Total number of rounds (epochs):  3
Final weights:  [0.30000000000000004, 0.49999999999999994]
Final bias:  -0.8


##Remark:
1. The weight and bias are not unique. For example, if we give it different initialization, the output would be different. (SKlearn perception would ramdomly initialize all parameter for you, except learing rate.)
2. what is learning rate? $\eta$ is larger, the change of weights($\omega_{i}$) and bias($\theta$) would be fast, 'learing' is faster; conversely, $\eta$ is smaller, the change of weights and bias would be slow, 'learing' would be slower.
3. Some terminology: **Learning** AND **Epoch**

    Learning: process of updating weights in the perceptron.

    Epoch refers to one cycle through the full training dataset.
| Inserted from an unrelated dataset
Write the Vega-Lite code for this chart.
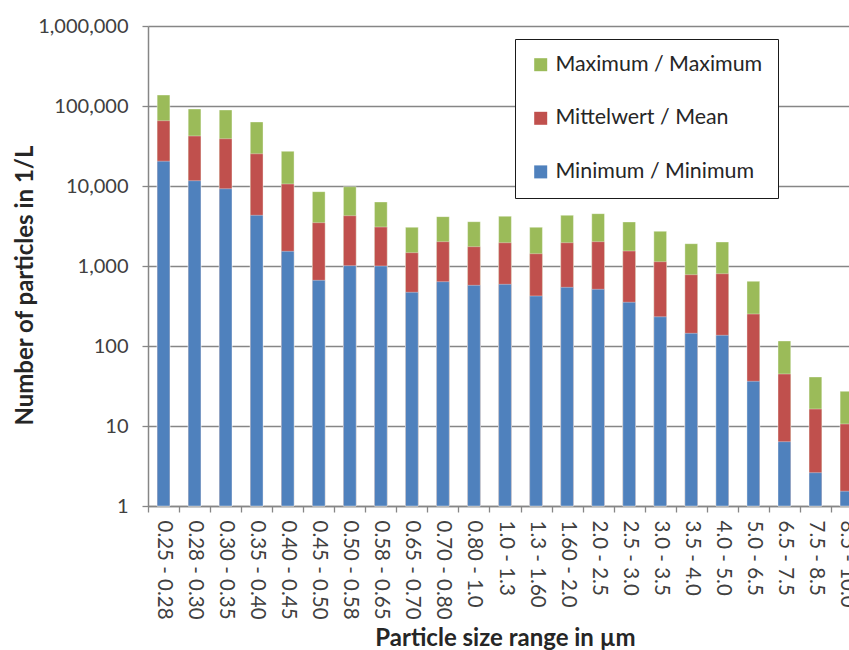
{
  "$schema": "https://vega.github.io/schema/vega-lite/v6.json",
  "autosize": {"type": "none"},
  "width": 701,
  "height": 480,
  "padding": {"left": 148, "top": 26, "right": 0, "bottom": 144},
  "background": "white",
  "config": {
    "font": "Lato",
    "view": {"stroke": null},
    "axis": {
      "domainColor": "#868686",
      "domainWidth": 1.5,
      "tickColor": "#868686",
      "tickWidth": 1.3,
      "tickSize": 6,
      "gridColor": "#868686",
      "gridWidth": 1.3,
      "labelColor": "#404040",
      "labelFontSize": 20,
      "titleColor": "#262626",
      "titleFontSize": 24,
      "titleFontWeight": "bold"
    }
  },
  "data": {
    "values": [
      {"size": "0.25 - 0.28", "stat": "Maximum / Maximum", "count": 137000},
      {"size": "0.28 - 0.30", "stat": "Maximum / Maximum", "count": 91700},
      {"size": "0.30 - 0.35", "stat": "Maximum / Maximum", "count": 89100},
      {"size": "0.35 - 0.40", "stat": "Maximum / Maximum", "count": 63100},
      {"size": "0.40 - 0.45", "stat": "Maximum / Maximum", "count": 27100},
      {"size": "0.45 - 0.50", "stat": "Maximum / Maximum", "count": 8490},
      {"size": "0.50 - 0.58", "stat": "Maximum / Maximum", "count": 9800},
      {"size": "0.58 - 0.65", "stat": "Maximum / Maximum", "count": 6310},
      {"size": "0.65 - 0.70", "stat": "Maximum / Maximum", "count": 3045},
      {"size": "0.70 - 0.80", "stat": "Maximum / Maximum", "count": 4140},
      {"size": "0.80 - 1.0", "stat": "Maximum / Maximum", "count": 3580},
      {"size": "1.0 - 1.3", "stat": "Maximum / Maximum", "count": 4180},
      {"size": "1.3 - 1.60", "stat": "Maximum / Maximum", "count": 3045},
      {"size": "1.60 - 2.0", "stat": "Maximum / Maximum", "count": 4300},
      {"size": "2.0 - 2.5", "stat": "Maximum / Maximum", "count": 4510},
      {"size": "2.5 - 3.0", "stat": "Maximum / Maximum", "count": 3550},
      {"size": "3.0 - 3.5", "stat": "Maximum / Maximum", "count": 2713},
      {"size": "3.5 - 4.0", "stat": "Maximum / Maximum", "count": 1900},
      {"size": "4.0 - 5.0", "stat": "Maximum / Maximum", "count": 1995},
      {"size": "5.0 - 6.5", "stat": "Maximum / Maximum", "count": 643},
      {"size": "6.5 - 7.5", "stat": "Maximum / Maximum", "count": 115.5},
      {"size": "7.5 - 8.5", "stat": "Maximum / Maximum", "count": 41},
      {"size": "8.5 - 10.0", "stat": "Maximum / Maximum", "count": 27.1},
      {"size": "0.25 - 0.28", "stat": "Mittelwert / Mean", "count": 65500},
      {"size": "0.28 - 0.30", "stat": "Mittelwert / Mean", "count": 42200},
      {"size": "0.30 - 0.35", "stat": "Mittelwert / Mean", "count": 39000},
      {"size": "0.35 - 0.40", "stat": "Mittelwert / Mean", "count": 25300},
      {"size": "0.40 - 0.45", "stat": "Mittelwert / Mean", "count": 10600},
      {"size": "0.45 - 0.50", "stat": "Mittelwert / Mean", "count": 3480},
      {"size": "0.50 - 0.58", "stat": "Mittelwert / Mean", "count": 4255},
      {"size": "0.58 - 0.65", "stat": "Mittelwert / Mean", "count": 3070},
      {"size": "0.65 - 0.70", "stat": "Mittelwert / Mean", "count": 1468},
      {"size": "0.70 - 0.80", "stat": "Mittelwert / Mean", "count": 2015},
      {"size": "0.80 - 1.0", "stat": "Mittelwert / Mean", "count": 1745},
      {"size": "1.0 - 1.3", "stat": "Mittelwert / Mean", "count": 1955},
      {"size": "1.3 - 1.60", "stat": "Mittelwert / Mean", "count": 1425},
      {"size": "1.60 - 2.0", "stat": "Mittelwert / Mean", "count": 1955},
      {"size": "2.0 - 2.5", "stat": "Mittelwert / Mean", "count": 2015},
      {"size": "2.5 - 3.0", "stat": "Mittelwert / Mean", "count": 1540},
      {"size": "3.0 - 3.5", "stat": "Mittelwert / Mean", "count": 1132},
      {"size": "3.5 - 4.0", "stat": "Mittelwert / Mean", "count": 779},
      {"size": "4.0 - 5.0", "stat": "Mittelwert / Mean", "count": 801},
      {"size": "5.0 - 6.5", "stat": "Mittelwert / Mean", "count": 251},
      {"size": "6.5 - 7.5", "stat": "Mittelwert / Mean", "count": 44.7},
      {"size": "7.5 - 8.5", "stat": "Mittelwert / Mean", "count": 16.3},
      {"size": "8.5 - 10.0", "stat": "Mittelwert / Mean", "count": 10.6},
      {"size": "0.25 - 0.28", "stat": "Minimum / Minimum", "count": 20400},
      {"size": "0.28 - 0.30", "stat": "Minimum / Minimum", "count": 11650},
      {"size": "0.30 - 0.35", "stat": "Minimum / Minimum", "count": 9250},
      {"size": "0.35 - 0.40", "stat": "Minimum / Minimum", "count": 4300},
      {"size": "0.40 - 0.45", "stat": "Minimum / Minimum", "count": 1525},
      {"size": "0.45 - 0.50", "stat": "Minimum / Minimum", "count": 662},
      {"size": "0.50 - 0.58", "stat": "Minimum / Minimum", "count": 1010},
      {"size": "0.58 - 0.65", "stat": "Minimum / Minimum", "count": 1000},
      {"size": "0.65 - 0.70", "stat": "Minimum / Minimum", "count": 469},
      {"size": "0.70 - 0.80", "stat": "Minimum / Minimum", "count": 637},
      {"size": "0.80 - 1.0", "stat": "Minimum / Minimum", "count": 573},
      {"size": "1.0 - 1.3", "stat": "Minimum / Minimum", "count": 590},
      {"size": "1.3 - 1.60", "stat": "Minimum / Minimum", "count": 422},
      {"size": "1.60 - 2.0", "stat": "Minimum / Minimum", "count": 541},
      {"size": "2.0 - 2.5", "stat": "Minimum / Minimum", "count": 511},
      {"size": "2.5 - 3.0", "stat": "Minimum / Minimum", "count": 352},
      {"size": "3.0 - 3.5", "stat": "Minimum / Minimum", "count": 232},
      {"size": "3.5 - 4.0", "stat": "Minimum / Minimum", "count": 144},
      {"size": "4.0 - 5.0", "stat": "Minimum / Minimum", "count": 136},
      {"size": "5.0 - 6.5", "stat": "Minimum / Minimum", "count": 36.2},
      {"size": "6.5 - 7.5", "stat": "Minimum / Minimum", "count": 6.37},
      {"size": "7.5 - 8.5", "stat": "Minimum / Minimum", "count": 2.61},
      {"size": "8.5 - 10.0", "stat": "Minimum / Minimum", "count": 1.53}
    ]
  },
  "mark": {"type": "bar", "width": {"band": 0.41}, "stroke": "white", "strokeOpacity": 0.45, "strokeWidth": 0.8},
  "encoding": {
    "x": {
      "field": "size",
      "type": "nominal",
      "sort": null,
      "scale": {"range": [0, 714], "paddingInner": 0, "paddingOuter": 0},
      "axis": {
        "title": "Particle size range in µm",
        "tickBand": "extent",
        "labelAngle": 90,
        "labelAlign": "left",
        "labelBaseline": "middle",
        "labelPadding": 8,
        "labelFontSize": 20.5,
        "grid": false,
        "titlePadding": 7
      }
    },
    "y": {
      "field": "count",
      "type": "quantitative",
      "stack": null,
      "scale": {"type": "log", "domain": [1, 1000000], "nice": false},
      "axis": {
        "title": "Number of particles in 1/L",
        "values": [1, 10, 100, 1000, 10000, 100000, 1000000],
        "format": ",.0f",
        "labelPadding": 14,
        "titleY": 259,
        "titlePadding": 0
      }
    },
    "y2": {"datum": 1},
    "color": {
      "field": "stat",
      "type": "nominal",
      "scale": {
        "domain": ["Maximum / Maximum", "Mittelwert / Mean", "Minimum / Minimum"],
        "range": ["#9BBB59", "#C0504D", "#4F81BD"]
      },
      "legend": {
        "title": null,
        "orient": "none",
        "legendX": 367,
        "legendY": 13,
        "fillColor": "white",
        "strokeColor": "#1a1a1a",
        "padding": 15,
        "symbolType": "square",
        "symbolSize": 169,
        "symbolStrokeWidth": 0,
        "labelFontSize": 21.4,
        "labelLimit": 400,
        "labelColor": "#262626",
        "labelOffset": 4,
        "rowPadding": 30.6
      }
    }
  }
}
##Pros and Cons with different learning rate
1. when the learning rate $\eta$ is big: learning is fast, but might hard to converge. (例如在minimum附近震荡)
2. when the learning rate $\eta$ is small: learning is slow, and easy converge to local minimum.

##Decision Boundary
EXAMPLE:

if we get our training result: $\omega_{1} = 0.3$, $\omega_{2} = 0.5$, $\theta = -0.8$

$$y = \left\{
  \begin{aligned}
  &0, 3x_{1} + 5x_{2} < 8 \\
  &1, 3x_{1} + 5x_{2} ≥ 8
  \end{aligned}
\right.
$$

The straight line defined by $3x_1 + 5x_2 = 8$ is called Decision Boundary of the perceptron.

**Decision Boundary:**

In a **binary classification problem**, a decision boundary or decision surface is a hypersurface that **partitions** the underlying vector space **into two sets**, one for each class. The classifier will **classify all the points on one side of the decision boundary as belonging to one class and all those on the other side as belonging to the other class.**

##Shortage
Question: Can we apply the same perceptron learning
procedure for the XOR gate, which has the truth table on
the right? If so, show all the steps. If not, explain why.